## start GIVEN MATERIAL

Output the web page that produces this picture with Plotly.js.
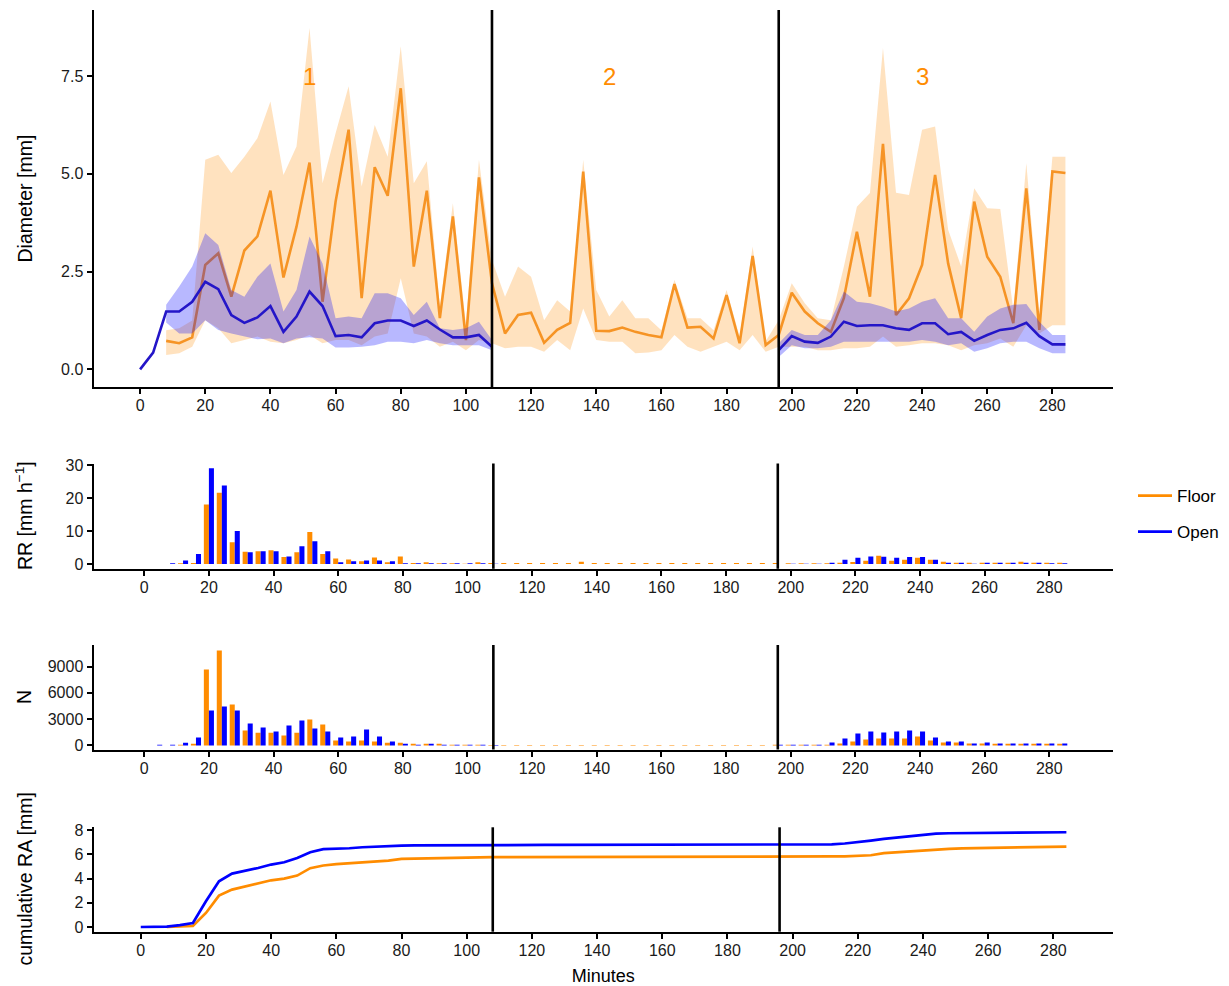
<!DOCTYPE html>
<html>
<head>
<meta charset="utf-8">
<script src="https://cdn.plot.ly/plotly-3.0.1.min.js"></script>
<style>
html,body{margin:0;padding:0;background:#ffffff;}
#chart{width:1229px;height:986px;}
</style>
</head>
<body>
<div id="chart"></div>
<script>
// ---------------- DATA ----------------
const minutes = [0,4,8,12,16,20,24,28,32,36,
  40,44,48,52,56,60,64,68,72,76,
  80,84,88,92,96,100,104,108,112,116,
  120,124,128,132,136,140,144,148,152,156,
  160,164,168,172,176,180,184,188,192,196,
  200,204,208,212,216,220,224,228,232,236,
  240,244,248,252,256,260,264,268,272,276,
  280,284];

const seriesNames = ['Floor', 'Open'];
const xTicks = [0,20,40,60,80,100,120,140,160,180,200,220,240,260,280];
const sectionBounds = [108, 196];
const sectionLabels = ['1', '2', '3'];
const sectionLabelMinute = [52, 144, 240];
const sectionLabelDiameter = [7.5, 7.5, 7.5];

// Mean drop diameter [mm]
const floorDiam = [null,null,0.73,0.67,0.82,2.67,2.97,1.86,3.04,3.40,
  4.57,2.35,3.65,5.29,1.73,4.29,6.13,1.82,5.17,4.44,
  7.19,2.63,4.57,1.31,3.91,0.75,4.91,2.20,0.92,1.39,
  1.45,0.68,1.01,1.19,5.06,0.99,0.98,1.07,0.96,0.88,
  0.82,2.18,1.07,1.09,0.79,1.90,0.67,2.90,0.62,0.88,
  1.96,1.48,1.18,0.96,1.82,3.52,1.86,5.77,1.39,1.82,
  2.67,4.97,2.71,1.31,4.29,2.88,2.37,1.18,4.63,1.01,
  5.06,5.02];
const floorUpper = [null,null,1.00,1.05,1.25,5.36,5.49,5.02,5.44,5.91,
  6.85,4.97,5.70,8.73,4.76,6.04,7.24,4.68,6.25,5.44,
  8.26,4.76,5.32,1.60,4.25,1.15,5.36,2.80,1.86,2.63,
  2.37,1.26,1.77,1.48,5.36,2.03,1.35,1.77,1.31,1.31,
  1.00,2.29,1.31,1.31,1.00,2.03,0.84,3.14,0.72,1.26,
  2.20,1.69,1.31,1.26,2.63,4.16,4.51,8.22,4.52,4.46,
  6.13,6.21,3.57,2.63,4.63,4.12,4.10,1.52,5.27,1.40,
  5.44,5.44];
const floorLower = [null,null,0.37,0.41,0.58,1.26,1.05,0.67,0.75,0.84,
  0.71,0.67,0.75,0.88,0.67,0.75,0.75,0.62,0.84,0.92,
  2.33,0.92,0.84,0.58,0.71,0.49,0.75,0.67,0.54,0.58,
  0.58,0.45,0.75,0.49,1.56,0.75,0.71,0.71,0.41,0.43,
  0.49,0.88,0.58,0.45,0.58,0.71,0.49,0.88,0.45,0.58,
  0.58,0.58,0.49,0.49,0.54,0.54,0.58,0.84,0.58,0.62,
  0.67,0.67,0.62,0.49,0.62,0.67,0.79,0.58,1.13,0.92,
  1.13,1.13];

const openDiam = [0.00,0.43,1.48,1.48,1.73,2.24,2.05,1.39,1.19,1.33,
  1.62,0.96,1.35,1.99,1.62,0.85,0.88,0.82,1.18,1.25,
  1.25,1.11,1.25,1.02,0.82,0.82,0.88,0.58,null,null,
  null,null,null,null,null,null,null,null,null,null,
  null,null,null,null,null,null,null,null,null,0.49,
  0.85,0.71,0.68,0.84,1.22,1.11,1.13,1.13,1.05,1.01,
  1.18,1.18,0.90,0.96,0.73,0.88,1.01,1.05,1.19,0.85,
  0.64,0.64];
const openUpper = [null,null,1.65,2.12,2.63,3.48,3.18,2.03,1.86,2.37,
  2.71,1.48,2.03,3.40,2.71,1.31,1.35,1.31,1.95,1.95,
  1.82,1.39,1.73,1.05,1.01,1.05,1.22,0.75,null,null,
  null,null,null,null,null,null,null,null,null,null,
  null,null,null,null,null,null,null,null,null,0.67,
  1.01,0.88,0.88,1.26,1.99,1.73,1.69,1.60,1.48,1.56,
  1.73,1.82,1.31,1.31,0.96,1.35,1.56,1.65,1.67,1.22,
  0.88,0.88];
const openLower = [null,null,1.20,0.92,0.92,1.26,1.01,0.92,0.84,0.77,
  0.79,0.67,0.79,0.82,0.79,0.56,0.56,0.58,0.62,0.71,
  0.71,0.67,0.75,0.67,0.62,0.62,0.62,0.49,null,null,
  null,null,null,null,null,null,null,null,null,null,
  null,null,null,null,null,null,null,null,null,0.32,
  0.62,0.54,0.54,0.58,0.71,0.71,0.71,0.71,0.71,0.71,
  0.75,0.71,0.62,0.67,0.45,0.54,0.67,0.71,0.71,0.54,
  0.41,0.41];

// Rain rate RR [mm h-1]
const floorRR = [null,null,0,0.2,0.3,18.0,21.6,6.6,3.7,3.9,
  4.2,2.1,3.6,9.7,3.0,1.7,1.4,0.8,2.0,0.5,
  2.3,0.3,0.5,0.2,0.2,0.1,0.5,0.3,0.3,0.3,
  0.3,0.3,0.3,0.3,0.7,0.3,0.3,0.3,0.3,0.3,
  0.3,0.3,0.3,0.3,0.3,0.3,0.3,0.3,0.3,0.3,
  0.2,0.2,0.2,0.2,0.4,0.6,1.0,2.5,1.0,1.3,
  1.9,1.3,0.7,0.4,0.4,0.4,0.4,0.4,0.7,0.4,
  0.4,0.4];
const openRR = [0,0,0.2,1.1,3.0,29.0,23.8,10.0,3.6,3.9,
  3.9,2.3,5.4,6.9,3.9,0.5,0.8,1.1,1.1,0.8,
  0.2,0.2,0.2,0.2,0.2,0.2,0.2,0.1,null,null,
  null,null,null,null,null,null,null,null,null,null,
  null,null,null,null,null,null,null,null,null,0,
  0.1,0.1,0.1,0.4,1.3,1.9,2.3,2.2,1.9,2.1,
  2.1,1.3,0.4,0.4,0.1,0.4,0.4,0.4,0.4,0.4,
  0.2,0.2];

// Drop number N
const floorN = [null,null,0,80,190,8660,10830,4670,1710,1440,
  1440,1140,1440,2960,2390,570,460,570,460,300,
  300,190,190,190,80,80,80,60,60,60,
  60,60,60,60,60,60,60,60,60,60,
  60,60,60,60,60,60,60,60,60,80,
  80,80,80,80,230,460,680,800,800,800,
  1030,570,340,340,230,230,190,190,190,190,
  190,190];
const openN = [0,80,80,300,910,3990,4450,3990,2510,2050,
  1600,2280,2850,1940,1600,910,1030,1820,1030,460,
  190,80,190,80,80,80,80,60,null,null,
  null,null,null,null,null,null,null,null,null,null,
  null,null,null,null,null,null,null,null,null,80,
  80,80,80,340,800,1370,1600,1480,1600,1710,
  1600,910,460,460,230,340,230,230,230,230,
  230,230];

// Cumulative rain amount RA [mm]
const floorCum = [null,null,0,0.03,0.08,1.16,2.59,3.09,3.34,3.61,
  3.86,4.00,4.25,4.86,5.08,5.19,5.27,5.32,5.43,5.49,
  5.63,5.66,5.68,5.70,5.72,5.74,5.76,5.77,5.77,5.77,
  5.78,5.78,5.78,5.78,5.79,5.79,5.79,5.79,5.80,5.80,
  5.80,5.80,5.81,5.81,5.81,5.81,5.82,5.82,5.82,5.82,
  5.82,5.83,5.83,5.83,5.84,5.86,5.93,6.10,6.18,6.26,
  6.34,6.43,6.46,6.49,6.51,6.53,6.55,6.57,6.59,6.61,
  6.63,6.65];
const openCum = [0,0,0.03,0.15,0.33,2.12,3.78,4.41,4.63,4.88,
  5.16,5.35,5.71,6.18,6.43,6.46,6.51,6.59,6.65,6.70,
  6.73,6.74,6.75,6.76,6.76,6.77,6.77,6.78,6.78,6.78,
  6.78,6.78,6.78,6.78,6.78,6.78,6.78,6.78,6.78,6.78,
  6.78,6.78,6.78,6.78,6.78,6.78,6.78,6.78,6.78,6.79,
  6.79,6.79,6.80,6.83,6.90,7.00,7.14,7.28,7.39,7.50,
  7.62,7.72,7.75,7.76,7.77,7.78,7.79,7.80,7.81,7.82,
  7.83,7.83];

// ---------------- STYLE ----------------
const W = 1229, H = 986;
const FONT = 'Liberation Sans, Arial, Helvetica, sans-serif';
const ORANGE = '#FF8C00';
const BLUE = '#0000FF';
const px = v => v / W;
const py = v => 1 - v / H;

function runs(vals) {
  const out = []; let cur = null;
  vals.forEach((v, i) => {
    if (v === null || v === undefined) { cur = null; }
    else { if (!cur) { cur = []; out.push(cur); } cur.push(i); }
  });
  return out;
}
function bandTraces(lo, hi, fill) {
  return runs(hi).map(r => {
    const xs = r.map(i => minutes[i]);
    const up = r.map(i => hi[i]);
    const dn = r.map(i => lo[i]);
    return {
      type: 'scatter', mode: 'lines',
      x: xs.concat(xs.slice().reverse()),
      y: up.concat(dn.slice().reverse()),
      fill: 'toself', fillcolor: fill, line: {width: 0, color: fill},
      hoverinfo: 'skip', showlegend: false, xaxis: 'x', yaxis: 'y'
    };
  });
}

const traces = [];
// Top panel: diameter
bandTraces(floorLower, floorUpper, 'rgba(255,140,0,0.25)').forEach(t => traces.push(t));
traces.push({type: 'scatter', mode: 'lines', x: minutes, y: floorDiam, name: seriesNames[0],
  line: {color: 'rgba(245,140,20,0.9)', width: 2.6}, showlegend: false, xaxis: 'x', yaxis: 'y'});
bandTraces(openLower, openUpper, 'rgba(0,0,255,0.28)').forEach(t => traces.push(t));
traces.push({type: 'scatter', mode: 'lines', x: minutes, y: openDiam, name: seriesNames[1],
  line: {color: '#2416C8', width: 2.6}, showlegend: false, xaxis: 'x', yaxis: 'y'});

// RR bars
traces.push({type: 'bar', x: minutes, y: floorRR, name: seriesNames[0], marker: {color: ORANGE},
  showlegend: false, xaxis: 'x2', yaxis: 'y2', offsetgroup: 'f'});
traces.push({type: 'bar', x: minutes, y: openRR, name: seriesNames[1], marker: {color: BLUE},
  showlegend: false, xaxis: 'x2', yaxis: 'y2', offsetgroup: 'o'});

// N bars
traces.push({type: 'bar', x: minutes, y: floorN, name: seriesNames[0], marker: {color: ORANGE},
  showlegend: false, xaxis: 'x3', yaxis: 'y3', offsetgroup: 'f'});
traces.push({type: 'bar', x: minutes, y: openN, name: seriesNames[1], marker: {color: BLUE},
  showlegend: false, xaxis: 'x3', yaxis: 'y3', offsetgroup: 'o'});

// Cumulative lines (carry the legend)
traces.push({type: 'scatter', mode: 'lines', x: minutes, y: floorCum, name: seriesNames[0],
  line: {color: ORANGE, width: 2.7}, legendgroup: 'floor', xaxis: 'x4', yaxis: 'y4'});
traces.push({type: 'scatter', mode: 'lines', x: minutes, y: openCum, name: seriesNames[1],
  line: {color: BLUE, width: 2.7}, legendgroup: 'open', xaxis: 'x4', yaxis: 'y4'});

const xDomain = [px(93.5), px(1113)];
const axisCommon = {
  showline: true, linecolor: '#000', linewidth: 2,
  ticks: 'outside', ticklen: 5, tickwidth: 2, tickcolor: '#000',
  showgrid: false, zeroline: false,
  tickfont: {family: FONT, size: 16, color: '#1a1a1a'}
};
function xax(range, anchor) {
  return Object.assign({}, axisCommon, {domain: xDomain, range: range, anchor: anchor,
    tickvals: xTicks, ticktext: xTicks.map(String), ticklabelstandoff: -2});
}
function yax(domain, range, anchor, extra) {
  return Object.assign({}, axisCommon, {domain: domain, range: range, anchor: anchor}, extra || {});
}

const shapes = [];
[['x', 'y'], ['x2', 'y2'], ['x3', 'y3'], ['x4', 'y4']].forEach(([xa, ya]) => {
  sectionBounds.forEach(b => {
    shapes.push({type: 'line', xref: xa, yref: ya + ' domain', x0: b, x1: b, y0: 0, y1: 1,
      line: {color: '#000', width: 2.6}, layer: 'above'});
  });
});

const annotations = [];
sectionLabels.forEach((lab, i) => {
  annotations.push({xref: 'x', yref: 'y', x: sectionLabelMinute[i], y: sectionLabelDiameter[i],
    text: lab, showarrow: false, xanchor: 'center', yanchor: 'middle',
    font: {family: FONT, size: 24, color: ORANGE}});
});
const yTitles = [
  ['Diameter [mm]', 198.5],
  ['RR [mm h<sup>\u22121</sup>]', 516],
  ['N', 697],
  ['cumulative RA [mm]', 879.5]
];
yTitles.forEach(([txt, y]) => {
  annotations.push({xref: 'paper', yref: 'paper', x: px(24), y: py(y), text: txt,
    textangle: -90, showarrow: false, xanchor: 'center', yanchor: 'middle',
    font: {family: FONT, size: 19.5, color: '#000'}});
});

const layout = {
  width: W, height: H,
  margin: {l: 0, r: 0, t: 0, b: 0},
  paper_bgcolor: '#fff', plot_bgcolor: 'rgba(0,0,0,0)',
  font: {family: FONT, color: '#000'},
  barmode: 'group', bargap: 0.22, bargroupgap: 0,
  showlegend: true,
  legend: {x: px(1133), xanchor: 'left', y: py(514), yanchor: 'middle',
    font: {family: FONT, size: 17, color: '#000'}, bgcolor: 'rgba(0,0,0,0)',
    traceorder: 'grouped', tracegroupgap: 11, borderwidth: 0, itemwidth: 34},
  xaxis: xax([-14.3, 298.6], 'y'),
  yaxis: yax([py(387), py(10)], [-0.45, 9.19], 'x', {tickvals: [0, 2.5, 5, 7.5], ticktext: ['0.0', '2.5', '5.0', '7.5']}),
  xaxis2: xax([-15.7, 299.7], 'y2'),
  yaxis2: yax([py(568.8), py(463.5)], [-1.45, 30.45], 'x2', {tickvals: [0, 10, 20, 30]}),
  xaxis3: xax([-15.7, 299.7], 'y3'),
  yaxis3: yax([py(749.5), py(645)], [-460, 11460], 'x3', {tickvals: [0, 3000, 6000, 9000], ticktext: ['0', '3000', '6000', '9000']}),
  xaxis4: Object.assign(xax([-14.5, 298.3], 'y4'), {title: {text: 'Minutes', standoff: 11, font: {family: FONT, size: 18, color: '#000'}}}),
  yaxis4: yax([py(931.7), py(827.3)], [-0.39, 8.24], 'x4', {tickvals: [0, 2, 4, 6, 8]}),
  shapes: shapes,
  annotations: annotations
};

Plotly.newPlot('chart', traces, layout, {displayModeBar: false, staticPlot: true});
</script>
</body>
</html>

## end GIVEN MATERIAL

**YOUR INSTRUCTIONS:**
Exactly as written, please give again the lines from the beginning of the listing through the line containing "1.13,1.13];", inclusive, without any pictures.

**CORRECT OUTPUT:**
Output the web page that produces this picture with Plotly.js.
<!DOCTYPE html>
<html>
<head>
<meta charset="utf-8">
<script src="https://cdn.plot.ly/plotly-3.0.1.min.js"></script>
<style>
html,body{margin:0;padding:0;background:#ffffff;}
#chart{width:1229px;height:986px;}
</style>
</head>
<body>
<div id="chart"></div>
<script>
// ---------------- DATA ----------------
const minutes = [0,4,8,12,16,20,24,28,32,36,
  40,44,48,52,56,60,64,68,72,76,
  80,84,88,92,96,100,104,108,112,116,
  120,124,128,132,136,140,144,148,152,156,
  160,164,168,172,176,180,184,188,192,196,
  200,204,208,212,216,220,224,228,232,236,
  240,244,248,252,256,260,264,268,272,276,
  280,284];

const seriesNames = ['Floor', 'Open'];
const xTicks = [0,20,40,60,80,100,120,140,160,180,200,220,240,260,280];
const sectionBounds = [108, 196];
const sectionLabels = ['1', '2', '3'];
const sectionLabelMinute = [52, 144, 240];
const sectionLabelDiameter = [7.5, 7.5, 7.5];

// Mean drop diameter [mm]
const floorDiam = [null,null,0.73,0.67,0.82,2.67,2.97,1.86,3.04,3.40,
  4.57,2.35,3.65,5.29,1.73,4.29,6.13,1.82,5.17,4.44,
  7.19,2.63,4.57,1.31,3.91,0.75,4.91,2.20,0.92,1.39,
  1.45,0.68,1.01,1.19,5.06,0.99,0.98,1.07,0.96,0.88,
  0.82,2.18,1.07,1.09,0.79,1.90,0.67,2.90,0.62,0.88,
  1.96,1.48,1.18,0.96,1.82,3.52,1.86,5.77,1.39,1.82,
  2.67,4.97,2.71,1.31,4.29,2.88,2.37,1.18,4.63,1.01,
  5.06,5.02];
const floorUpper = [null,null,1.00,1.05,1.25,5.36,5.49,5.02,5.44,5.91,
  6.85,4.97,5.70,8.73,4.76,6.04,7.24,4.68,6.25,5.44,
  8.26,4.76,5.32,1.60,4.25,1.15,5.36,2.80,1.86,2.63,
  2.37,1.26,1.77,1.48,5.36,2.03,1.35,1.77,1.31,1.31,
  1.00,2.29,1.31,1.31,1.00,2.03,0.84,3.14,0.72,1.26,
  2.20,1.69,1.31,1.26,2.63,4.16,4.51,8.22,4.52,4.46,
  6.13,6.21,3.57,2.63,4.63,4.12,4.10,1.52,5.27,1.40,
  5.44,5.44];
const floorLower = [null,null,0.37,0.41,0.58,1.26,1.05,0.67,0.75,0.84,
  0.71,0.67,0.75,0.88,0.67,0.75,0.75,0.62,0.84,0.92,
  2.33,0.92,0.84,0.58,0.71,0.49,0.75,0.67,0.54,0.58,
  0.58,0.45,0.75,0.49,1.56,0.75,0.71,0.71,0.41,0.43,
  0.49,0.88,0.58,0.45,0.58,0.71,0.49,0.88,0.45,0.58,
  0.58,0.58,0.49,0.49,0.54,0.54,0.58,0.84,0.58,0.62,
  0.67,0.67,0.62,0.49,0.62,0.67,0.79,0.58,1.13,0.92,
  1.13,1.13];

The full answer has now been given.